I have to respond to this Daily Prompt with a story.
My beloved Seahawks had a few bad games this season. One home game in particular they won but had a very poor offensive showing against a team many felt should have been handily beaten. A friend commented on how I must acknowledge that it was a good game. I responded how I often do when told I must do something by dropping an F bomb and the personal pronoun you. My friends argument rested on the premise that I was reacting as fan of the Seahawks and not as a fan of football. To this I responded with a resounding “fucking a”. I am celebrated in my circle of friends for such pithy retorts.
And now we get closer to the reason for this post. Another third person was present for the football argument but not involved. The third person was not someone I had just met, but the question he asked during the heated exchange of properly evaluating the merits of a good football game, assured me that I would always like him.

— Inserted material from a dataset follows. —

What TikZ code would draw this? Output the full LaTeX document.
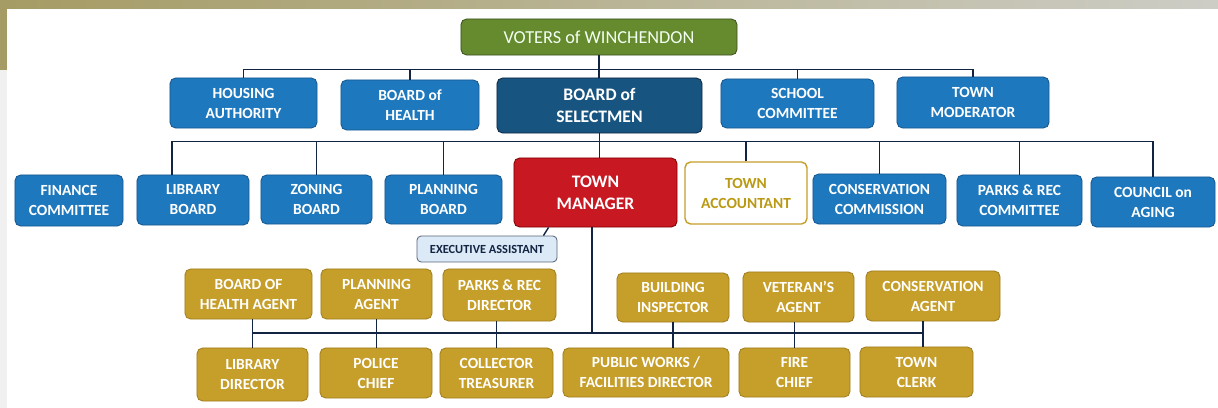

Just as the debate crept over the line of friendly but boisterous to mean and personal, this hitherto spectator asked, “Jimmie, what do you do for a living?”. “I’m a wedding planner” came out smooth and dainty, and like a lace trimmed doily dusted the tension away in clouds of laughter.
Its true that I am a wedding planner. And here we finally arrive at my Beyond the Pale story. In 2012 I took a position at an events space that does a lot of weddings and by default became a wedding coordinator. My Beyond the Pale is one) learning to bustle a wedding dress, and two) reaching into the gowns of mom’s and grandmothers to pin boutonnieres to bra straps.
Bustling a wedding dress in necessary so the bride can walk around with more ease by raising the back of the dress upward so that it doesn’t drag on the ground. This means getting your hands up under the dress. Often there is fabric under the outer dress and above the skirt of the dress, thereby making bustling a modest affair that can be done anywhere. But not always. Sometimes there is little left to the imagination as to what the groom, and more than once, what the bride’s bride (love wins!), will see later that evening. And that is Pale indeed. I’ll do it again because that is my job. My clients need to know that I can handle whatever comes up, or whatever I need to go up. Its the biggest day of their lives and any hiccup can cause anxiety.
Pinning the mom’s isn’t so much a Pale as it is comic relief. The common response to my warning of “I’m going in” are the myriad variations of “at least someone is”. Also comic relief are the husbands just out of my focus watching me stick my hand inside their wives gowns. My only fear in this task is one day sticking a mom with the pin. Worse than hurting the mom would be getting blood on the gown. What if they want to return it?